Quels sont partis qui ont été particulièrement sanctionnés?
Nasr Eddine Hssini: Avec deux ministres du PPS et deux du MP limogés, ces partis ont fait les frais de la colère royale. Sur trois représentants du PPS au gouvernement, deux ont été évincés, dont le secrétaire général du parti, qui a déjà fait l'objet d'un recadrage de la part du roi à propos de ses déclarations hostiles aux conseillers du roi. Quant au MP, il est le parti le plus directement visé par le communiqué du cabinet royal, puisque deux de ses représentants au gouvernement ont été remerciés, et trois de ses anciens ministres seront privés de tout mandat officiel dans l'avenir. Ce même parti avait connu un scandale durant la législature précédente, lorsque le roi a mis fin aux fonctions de Mohamed Ouzzine, alors ministre de la Jeunesse et des Sports.
Le Chef du gouvernement, Saâdeddine El Othmani, ne risque-t-il pas de se détourner des partis sanctionnés, à savoir le PPS et le MP?
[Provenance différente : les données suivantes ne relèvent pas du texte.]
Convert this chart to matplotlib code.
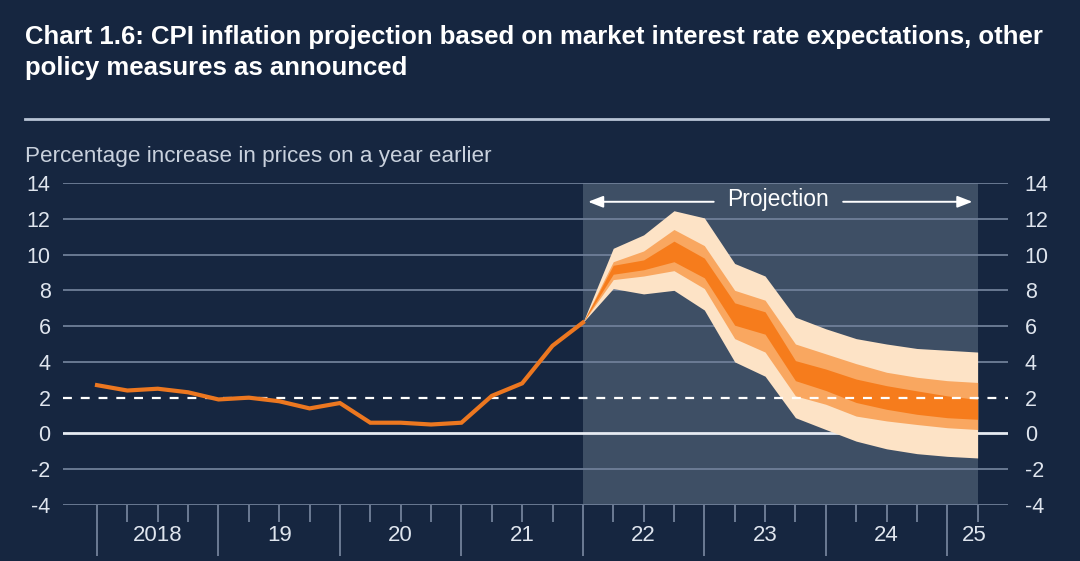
import numpy as np
import matplotlib
matplotlib.use("Agg")
import matplotlib.pyplot as plt
from matplotlib.transforms import blended_transform_factory

plt.rcParams['font.family'] = ['Liberation Sans', 'DejaVu Sans']
plt.rcParams['axes.unicode_minus'] = False

# CPI inflation, quarterly, 2018 Q1 to 2022 Q1
hist_start = 2018.0
hist_cpi = [2.7, 2.4, 2.5, 2.3, 1.9, 2.0, 1.8, 1.4, 1.7, 0.6, 0.6, 0.5, 0.6, 2.1, 2.8, 4.9, 6.2]

# fan chart bands, quarterly, 2022 Q1 to 2025 Q2
fan_start = 2022.0
outer_hi = [6.2, 10.35, 11.1, 12.45, 12.05, 9.5, 8.8, 6.5, 5.85, 5.3, 5.0, 4.75, 4.65, 4.55]
outer_lo = [6.2, 8.1, 7.8, 8.0, 6.9, 4.0, 3.2, 0.88, 0.22, -0.43, -0.86, -1.13, -1.28, -1.37]
mid_hi = [6.2, 9.6, 10.2, 11.4, 10.5, 8.0, 7.45, 5.0, 4.45, 3.9, 3.42, 3.14, 2.95, 2.85]
mid_lo = [6.2, 8.6, 8.8, 9.1, 8.1, 5.3, 4.55, 2.1, 1.63, 0.97, 0.7, 0.5, 0.32, 0.22]
inner_hi = [6.2, 9.4, 9.7, 10.75, 9.8, 7.3, 6.8, 4.07, 3.6, 3.04, 2.67, 2.38, 2.1, 1.9]
inner_lo = [6.2, 8.9, 9.15, 9.6, 8.7, 6.05, 5.55, 2.95, 2.4, 1.73, 1.35, 1.07, 0.88, 0.79]

years = [2018, 2019, 2020, 2021, 2022, 2023, 2024, 2025]
year_labels = ["2018", "19", "20", "21", "22", "23", "24", "25"]
target = 2.0
proj_end = 2025.25

bg = "#162640"
shade = "#3e4f65"
grid_col = "#6f7f98"
orange = "#ec7720"
label_col = "#dfe5ee"

fig = plt.figure(figsize=(10.8, 5.61), dpi=100)
fig.patch.set_facecolor(bg)
ax = fig.add_axes([63 / 1080, 1 - 505 / 561, (1008 - 63) / 1080, (505 - 183) / 561])
ax.set_facecolor(bg)

hx = hist_start + 0.25 * np.arange(len(hist_cpi))
fx = fan_start + 0.25 * np.arange(len(outer_hi))

# projection shading
ax.axvspan(fan_start, proj_end, color=shade, zorder=0, lw=0)

# grid lines
for v in range(-4, 15, 2):
    if v == 0:
        ax.axhline(v, color="#e6ebf2", lw=2.0, zorder=1.5)
    elif v == 2:
        continue
    else:
        ax.axhline(v, color=grid_col, lw=1.3, zorder=1)

# fan
ax.fill_between(fx, outer_lo, outer_hi, color="#fde3c6", lw=0, zorder=2)
ax.fill_between(fx, mid_lo, mid_hi, color="#f9a760", lw=0, zorder=2.1)
ax.fill_between(fx, inner_lo, inner_hi, color="#f67c1c", lw=0, zorder=2.2)

# inflation target
ax.axhline(target, color="white", lw=1.6, ls=(0, (4, 4)), zorder=3)

# history
ax.plot(hx, hist_cpi, color=orange, lw=3, zorder=4, solid_joinstyle="miter")

ax.set_xlim(2017.72, 2025.5)
ax.set_ylim(-4, 14)

for s in ax.spines.values():
    s.set_visible(False)

ax.set_yticks(range(-4, 15, 2))
ax.set_xticks(years)
ax.set_xticks([y + q for y in years for q in (0.25, 0.5, 0.75) if y + q <= proj_end], minor=True)
ax.set_xticklabels([])
ax.tick_params(axis="x", which="major", length=37, width=1.1, color="#8392aa", direction="out")
ax.tick_params(axis="x", which="minor", length=12, width=1.1, color="#8392aa", direction="out")
ax.tick_params(axis="y", length=0, pad=9, labelsize=15.5, labelcolor=label_col)

ax2 = ax.twinx()
ax2.set_ylim(-4, 14)
ax2.set_yticks(range(-4, 15, 2))
ax2.tick_params(axis="y", length=0, pad=12, labelsize=15.5, labelcolor=label_col)
for s in ax2.spines.values():
    s.set_visible(False)

# year labels
tr = blended_transform_factory(ax.transData, ax.transAxes)
for y, lab in zip(years, year_labels):
    xpos = y + 0.5 if y < 2025 else 2025.22
    ax.text(xpos, -0.095, lab, transform=tr, ha="center", va="center",
            fontsize=16, color=label_col)

# projection label and arrows
ax.text(2023.61, 13.05, "Projection", ha="center", va="center", fontsize=16.5, color="white", zorder=5)
arrow = dict(arrowstyle="-|>,head_length=0.9,head_width=0.35", color="white", lw=1.4)
ax.annotate("", xy=(fan_start + 0.02, 12.95), xytext=(2023.1, 12.95), arrowprops=arrow)
ax.annotate("", xy=(proj_end - 0.02, 12.95), xytext=(2024.12, 12.95), arrowprops=arrow)

# titles
fig.text(25 / 1080, 1 - 44 / 561, "Chart 1.6: CPI inflation projection based on market interest rate expectations, other",
         fontsize=18.5, fontweight="bold", color="white", va="baseline")
fig.text(25 / 1080, 1 - 75 / 561, "policy measures as announced",
         fontsize=18.5, fontweight="bold", color="white", va="baseline")
fig.add_artist(plt.Line2D([25 / 1080, 1048 / 1080], [1 - 119 / 561] * 2, color="#b8c4d6", lw=2))
fig.text(25 / 1080, 1 - 162 / 561, "Percentage increase in prices on a year earlier",
         fontsize=16.2, color="#c9d1dd", va="baseline")

fig.savefig("out.png", dpi=100, facecolor=bg)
Hafid Ezzahri: La révocation de 4 ministres ouvre la voie à plusieurs scénarios. El Othmani devra être chargé par le roi de remplacer les postes vacants ou, dans un cas plus extrême, opérer une refonte totale de son équipe gouvernementale. Dans un contexte où la majorité gouvernementale est affaiblie, le Chef du gouvernement aura besoin des soutiens des autres partis de la majorité, et plus particulièrement du soutien de son propre parti, qui connaît des tensions internes. Ce qui laisse le champ ouvert à toutes les possibilités.
Le chamboulement de la majorité gouvernementale pourrait pousser El Othmani à revoir ses alliances. Peut-on s'attendre à l'entrée de l'Istiqlal, qui est le troisième parti en termes de sièges parlementaires après le PJD et éventuellement du PAM, qui connaît l'émergence d'un courant favorable à l'alliance avec le PJD?
Omar Cherkaoui: El Othmani a deux choix devant lui. Le premier est le remplacement technique des postes vacants dans son gouvernement. C'est-à-dire de désigner quatre ministres pour remplacer les quatre limogés, qui seraient affiliés aux mêmes partis: le MP et le PPS. Le deuxième choix consisterait à élargir le cercle des concertations gouvernementales de manière à ce qu'elles comprennent d'autres partis, éventuellement l'Istiqlal et le PAM. Ce deuxième choix est plus probable car le PPS pourrait décider de sortir de la majorité, après avoir perdu deux ministères et surtout après que Nabil Benabdellah, son secrétaire général, a été révoqué par le roi.
Parmi les concernés par le limogeage, Mohamed Hassad, qui était à la tête du ministère de l'Intérieur lors du lancement du programme. Est-ce le signe que ce ministère de souveraineté devient un département comme un autre, qui doit rendre des comptes?
Nasr Eddine Hssini: Le signal envoyé par le roi est que désormais, personne ne sera exclu des sanctions, si sa responsabilité est établie dans un dysfonctionnement. Même Mohamed Hassad, qu'on croyait intouchable, fait partie des ministres maudits. Le roi a insinué que le ministère de l'Intérieur, lui aussi, est soumis aux règles, et que la loi est au-dessus de tous. Il ne faut plus s'étonner de voir des walis ou gouverneurs limogés dans l'avenir pour avoir failli à leurs missions.